Como si de una mina se tratase, separo y extraigo primero los objetos que deberán trasladarse a otros continentes. Queda así la preciosa veta al descubierto: un buen puñado de bobinas de colores, de diferentes tamaños, que decido ordenar siguiendo el Arcoiris, como hace mi hijo con sus lapiceros. ¡No tengo rojo!, pero sí gran variedad de anaranjados, ocres, amarillos, dorados, verdes y azul celeste. Sólo un añil, pero muchos violetas, morados, púrpura y rosas. El blanco, negro y beige quedan desterrados a la superficie, junto con objetos prácticos, pero sin interés, como las agujas y el dedal: es el mundo de lo usual, de lo cotidiano. Lo más valioso queda resguardado en el fondo del costurero.
Esta inocente actividad me produce un gran placer: adoro la belleza del color.  Esa fue una de las causas de mi antigua afición al punto de cruz. Me encantaba comprar y guardar en una cajita las madejas de hilo satinado y sedoso que componían una gama infinita de graduaciones de color, y combinarlas en el panamá de modo que surgieran dibujos y formas según el esquema que yo iba siguiendo escrupulosamente. Ahora la falta de tiempo y de vista y mis cervicales protestonas me impiden seguir la labor hace años comenzada. (Quizá cuando sea viejecita pueda retomarla y revivir esa sensación de tener un pequeño tesoro entre las manos).

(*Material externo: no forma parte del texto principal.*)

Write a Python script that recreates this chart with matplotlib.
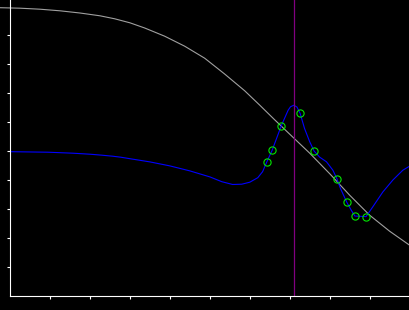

Pero no es sólo esa experiencia sensorial y estética la que está infundiendo calma y alivio a mi temperamento hoy un poco desquiciado. Abrir la caja de los hilos me ha traído un aroma de otro tiempo: el recuerdo, cálido como una caricia, de mi madre, que atenta a cuidar de su hija que volaba del nido, preparaba hacendosa aquello que consideraba de primera necesidad. Me enternece pensar en ella, ahora tan disminuída, tan diferente de aquellas otras, distintas a su vez y sucesivas en el tiempo, que me acompañaron durante mi juventud y mi niñez, siempre, eso sí, como ahora, valientes, totales, íntegras. Me dibuja una sonrisa de agradecimiento constatar el amor que está entrelazado en ese pequeño cartoncito, con sus colores ya algo desvaídos, y pienso que lo conservaré como un tesoro, como la prueba de la dedicación y el cariño de mi madre, alguna vez en otros tiempos pasados un poco escondido entre sus muestras de preocupación.
Pienso, mientras estoy sintiendo este calor de un hogar que se fue, cuánto repara mis emociones desordenadas poner orden en los objetos que me rodean. Siempre que me asalta el furor de "recoger" lo hace como consecuencia directa del batiburrillo interno que estoy sintiendo. Instalar cada elemento en su lugar me ayuda a recuperar el equilibrio perdido. Las cosas parecen  serenas en su sitio, tranquilas, elementales, auténticas. Una taza lo es más si reposa en su alacena, un bolígrafo adquiere toda su identidad metido en el bote de la mesa escritorio. Cuando todo vuelve a su ser, yo puedo respirar tranquila y decirme: todo está bien, todo guarda una lógica, el mundo gira como debe y mi vida sigue su curso.
Termino de coser el botón y me siento mucho mejor que al principio. Mi humilde caja de los hilos me ha hecho evocar sensaciones placenteras y reflexionar sobre mis pequeñas manías. Se oyen las llaves en la puerta. Es mi marido que llega. Me levanto de la silla, más ligera, dispuesta ya un día más a preparar la cena.